IEA discusses easing banking transactions with Kazakhstan

A delegation of the Islamic Emirate of Afghanistan (IEA) discussed facilitating international financial transactions with private banks on a recent trip to Kazakhstan in a bid to ease the Afghan banking sector’s isolation, the acting commerce minister said.

Nooruddin Azizi, acting Minister of Commerce and Industry, led a business delegation to Kazakhstan last week.

In addition to banking he discussed the possibility of preferential trade tariffs, telecommunications projects and transit routes, including for possible shipments of Russian oil to South Asia, he told Reuters in an interview on Wednesday.

“We had teams from Da Afghanistan Bank (Afghanistan’s central bank) and private banks in Kazakhstan, they discussed and are trying to find good ways to decrease the price of financial transactions … we don’t have any banking limitation with Kazakhstan,” he said.

Afghanistan’s banking sector has been hampered and international transactions severely limited since the IEA administration took over two years ago as foreign forces withdrew.

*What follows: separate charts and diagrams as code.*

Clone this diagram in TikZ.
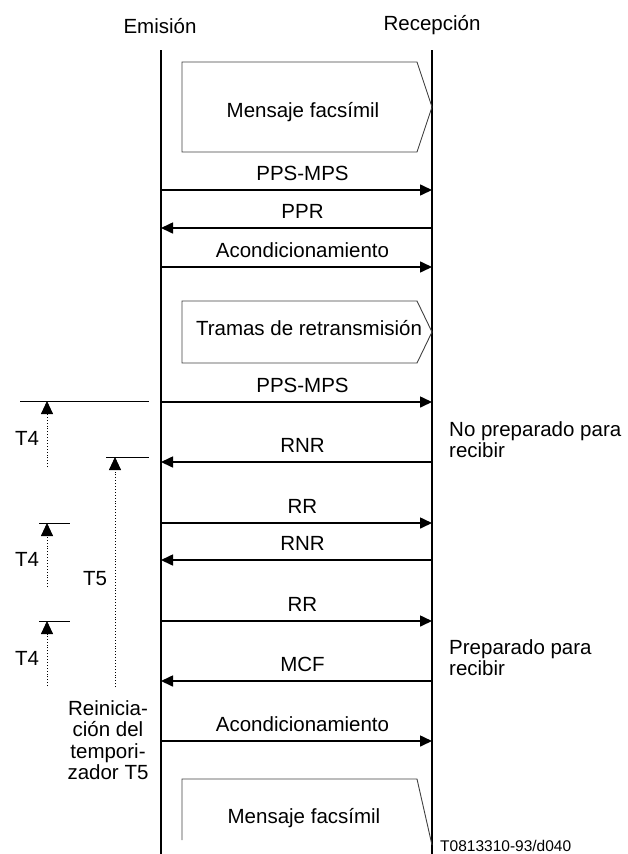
\documentclass[tikz,border=0pt]{standalone}
\usepackage{fontspec}
\setmainfont{Liberation Sans}
\usetikzlibrary{arrows.meta}

\begin{document}
\begin{tikzpicture}[x=1pt,y=-1pt,
  font=\fontsize{20.5}{21.5}\selectfont,
  life/.style={line width=2pt},
  msg/.style={line width=1.6pt,-{Triangle[length=12pt,width=11pt]}},
  lbl/.style={midway,anchor=base,yshift=10pt,xshift=6pt,inner sep=0pt},
  frame/.style={line width=0.9pt,draw=black!75,line join=miter},
  tick/.style={line width=0.9pt},
  timer/.style={line width=0.9pt,dotted,-{Triangle[length=13pt,width=12pt]}}]
\useasboundingbox (0,0) rectangle (628,854);
% lifelines
\node[anchor=base] (emision) at (160,33) {Emisión};
\node[anchor=base] (recepcion) at (432,30) {Recepción};
\coordinate (etop) at (161,50);
\coordinate (ebot) at (161,854);
\coordinate (rtop) at (432,50);
\coordinate (rbot) at (432,854);
\draw[life] (etop) -- (ebot);
\draw[life] (rtop) -- (rbot);
% message ends
\foreach \n/\y in {1/190,2/228,3/267,4/402,5/462,6/523,7/560,8/621,9/681,10/741}{
  \coordinate (e\n) at (161,\y);
  \coordinate (r\n) at (432,\y);
}
% frames
\draw[frame] (182,152) -- (182,62) -- (417,62) -- (432,107) -- (417,152) -- cycle;
\node[anchor=base] (fax1) at (303,117) {Mensaje facsímil};
\draw[frame] (182,363) -- (182,301) -- (417,301) -- (432,332) -- (417,363) -- cycle;
\node[anchor=base] (tramas) at (309,335) {Tramas de retransmisión};
\draw[frame] (182,840) -- (182,779) -- (417,779) -- (432,845);
\node[anchor=base] (fax2) at (304,823) {Mensaje facsímil};
% messages
\draw[msg] (e1) -- (r1) node[lbl] {PPS-MPS};
\draw[msg] (r2) -- (e2) node[lbl] {PPR};
\draw[msg] (e3) -- (r3) node[lbl] {Acondicionamiento};
\draw[msg] (e4) -- (r4) node[lbl] {PPS-MPS};
\draw[msg] (r5) -- (e5) node[lbl] {RNR};
\draw[msg] (e6) -- (r6) node[lbl] {RR};
\draw[msg] (r7) -- (e7) node[lbl] {RNR};
\draw[msg] (e8) -- (r8) node[lbl] {RR};
\draw[msg] (r9) -- (e9) node[lbl] {MCF};
\draw[msg] (e10) -- (r10) node[lbl] {Acondicionamiento};
% timers
\draw[tick] (20,401) -- (149,401);
\draw[timer] (47,467) -- (47,401);
\node[anchor=base] (t4a) at (27,445) {T4};
\draw[tick] (106,457) -- (149,457);
\draw[timer] (115,687) -- (115,457);
\node[anchor=base] (t5) at (95,585) {T5};
\draw[tick] (39,523) -- (70,523);
\draw[timer] (47,587) -- (47,523);
\node[anchor=base] (t4b) at (27,566) {T4};
\draw[tick] (39,621) -- (70,621);
\draw[timer] (47,686) -- (47,621);
\node[anchor=base] (t4c) at (27,665) {T4};
\node[anchor=north,align=center,inner sep=0pt] (reinicio) at (108,700)
  {Reinicia-\\ción del\\tempori-\\zador T5};
% states
\node[anchor=north west,align=left,inner sep=0pt] (noprep) at (449,421)
  {No preparado para\\recibir};
\node[anchor=north west,align=left,inner sep=0pt] (prep) at (449,639)
  {Preparado para\\recibir};
\node[anchor=base west,inner sep=0pt,font=\fontsize{15.5}{17}\selectfont] (codigo)
  at (440,851) {T0813310-93/d040};
\end{tikzpicture}
\end{document}
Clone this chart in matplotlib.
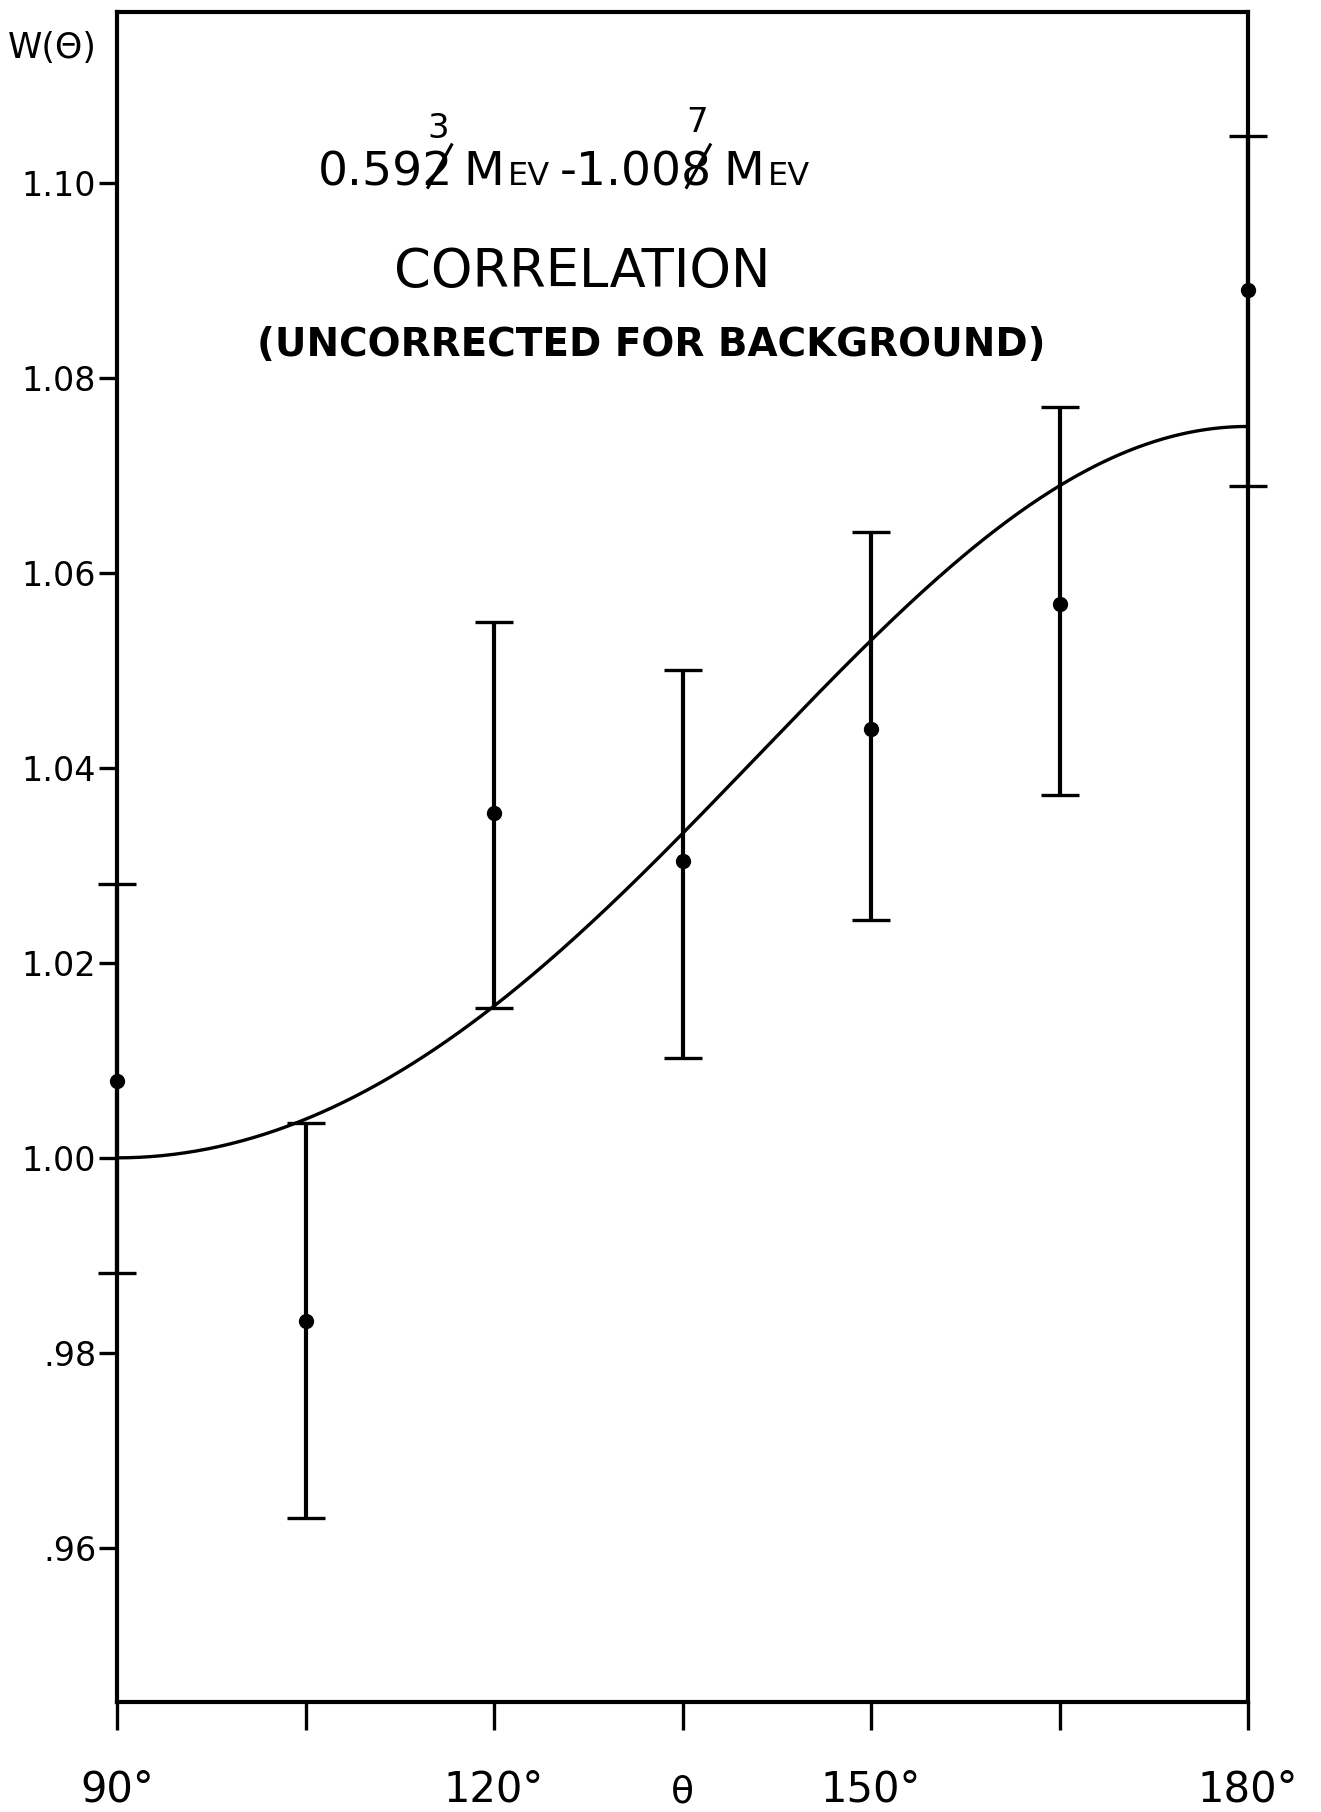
import numpy as np
import matplotlib
matplotlib.use("Agg")
import matplotlib.pyplot as plt
from matplotlib.lines import Line2D

# Measured angular correlation W(theta), uncorrected for background
angles = [90, 105, 120, 135, 150, 165, 180]
w_values = [1.0079, 0.9833, 1.0354, 1.0304, 1.0440, 1.0568, 1.0890]
w_upper = [1.0281, 1.0036, 1.0549, 1.0500, 1.0642, 1.0770, 1.1048]
w_lower = [0.9882, 0.9631, 1.0154, 1.0102, 1.0244, 1.0372, 1.0689]

y_ticks = [0.96, 0.98, 1.00, 1.02, 1.04, 1.06, 1.08, 1.10]
y_tick_labels = [".96", ".98", "1.00", "1.02", "1.04", "1.06", "1.08", "1.10"]
x_ticks = [90, 105, 120, 135, 150, 165, 180]
x_tick_labels = {90: "90°", 120: "120°", 150: "150°", 180: "180°"}

# Fitted correlation function W = 1 + a2 cos^2(theta) + a4 cos^4(theta)
a2, a4 = 0.058, 0.017

W_PX, H_PX = 1321, 1812
FONT = ["DejaVu Sans"]

fig = plt.figure(figsize=(W_PX / 100, H_PX / 100), dpi=100)
fig.patch.set_facecolor("white")

left, right, top, bottom = 117, 1248, 12, 1702
ax = fig.add_axes([left / W_PX, 1 - bottom / H_PX,
                   (right - left) / W_PX, (bottom - top) / H_PX])
ax.set_xlim(90, 180)
ax.set_ylim(0.9442, 1.1175)

for sp in ax.spines.values():
    sp.set_linewidth(3.0)
    sp.set_color("black")

ax.set_yticks(y_ticks)
ax.set_yticklabels(y_tick_labels, family=FONT, fontsize=24)
ax.tick_params(axis="y", direction="out", length=13, width=2.4, pad=2)
ax.set_xticks(x_ticks)
ax.tick_params(axis="x", direction="out", length=20, width=2.4,
               labelbottom=False)

# Theoretical curve
theta = np.linspace(90, 180, 400)
c2 = np.cos(np.radians(theta)) ** 2
ax.plot(theta, 1 + a2 * c2 + a4 * c2 ** 2, color="black", lw=2.4,
        clip_on=False)

# Data points with error bars
vals = np.array(w_values)
yerr = [vals - np.array(w_lower), np.array(w_upper) - vals]
eb = ax.errorbar(angles, w_values, yerr=yerr, fmt="o", color="black",
                 ms=10, elinewidth=3.0, capsize=13.5, capthick=2.4)
for art in [eb[0], *eb[1], *eb[2]]:
    art.set_clip_on(False)

# Angle labels under the axis
xt = ax.get_xaxis_transform()
for ang, lab in x_tick_labels.items():
    ax.text(ang, -0.0515, lab, transform=xt, ha="center", va="center",
            family=FONT, fontsize=30)
ax.text(135, -0.0535, "θ", transform=xt, ha="center", va="center",
        family=FONT, fontsize=27)

# Ordinate label
fig.text(8 / W_PX, 1 - 58 / H_PX, "W(Θ)", ha="left", va="baseline",
         family=FONT, fontsize=25)


def fy(y_px):
    return 1 - y_px / H_PX


def chain(prev, s, gap_pt, size, y_px, **kw):
    return ax.annotate(s, xy=(1, fy(y_px)), xycoords=(prev, "figure fraction"),
                       xytext=(gap_pt, 0), textcoords="offset points",
                       ha="left", va="baseline", fontsize=size,
                       family=FONT, annotation_clip=False, **kw)


def corrected_digit(prev, digit, size, y_px, dy):
    # corrected digit written above the last digit of `prev`
    return ax.annotate(digit, xy=(1, fy(y_px)),
                       xycoords=(prev, "figure fraction"),
                       xytext=(-0.318 * size, dy), textcoords="offset points",
                       ha="center", va="baseline", fontsize=size * 0.72,
                       family=FONT, annotation_clip=False)


# Energy window line
fs1, fs1s, base1 = 34, 23, 185
t0 = fig.text(318 / W_PX, fy(base1), "0.592", ha="left", va="baseline",
              family=FONT, fontsize=fs1)
corrected_digit(t0, "3", fs1, base1, 34)
m1 = chain(t0, "M", 7, fs1, base1)
e1 = chain(m1, "EV", 3, fs1s, base1)
t1 = chain(e1, "-1.008", 7, fs1, base1)
corrected_digit(t1, "7", fs1, base1, 38)
m2 = chain(t1, "M", 8, fs1, base1)
chain(m2, "EV", 3, fs1s, base1)

fig.text(582 / W_PX, fy(287), "CORRELATION", ha="center", va="baseline",
         family=FONT, fontsize=38)
fig.text(651 / W_PX, fy(356), "(UNCORRECTED FOR BACKGROUND)", ha="center",
         va="baseline", family=FONT, fontsize=28, fontweight="bold")

# Strike-through strokes over the replaced digits
fig.canvas.draw()
em_px = fs1 * 100 / 72
for piece in (t0, t1):
    bb = piece.get_window_extent()
    xc = bb.x1 - 0.318 * em_px
    yb = fy(base1) * H_PX
    xs = [xc - 0.22 * em_px, xc + 0.28 * em_px]
    ys = [yb - 0.05 * em_px, yb + 0.85 * em_px]
    fig.add_artist(Line2D([x / W_PX for x in xs], [y / H_PX for y in ys],
                          transform=fig.transFigure, color="black", lw=2.2))

fig.savefig("out.png", dpi=100, facecolor="white")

Some IEA leaders are subject to United Nations and United States sanctions. Many international banks have limited transactions with Afghan banks to reduce risk, economists and diplomats say, contributing to a stall in the financial system.

That has been exacerbated by the United States and other governments freezing Afghan central bank assets held abroad.

Azizi also said transactions that went ahead often incurred expensive fees, sometimes 5% of the transaction, which they hoped to reduce.

Fixing Afghanistan’s banking sector was a priority, he said, adding that there are no sanctions directly on banks. But he acknowledged international financial institutions were not easily facilitating transactions.

“It is the preference of some banks that they don’t want to deal with Afghanistan, they might think the trade volume is low, but for us it is very important,” he said.

The United States has issued exemptions to sanctions for humanitarian operations and at times helped facilitate specific transactions, such as an Afghan central bank payment to European companies to buy fresh bank notes.

But traders and international agencies say normal banking has not been restored, hampering the economy and causing headaches for traders and aid programs.

The United Nations, which uses billions of dollars a year to fund humanitarian operations, has to fly in pallets of cash in physical shipments to Kabul.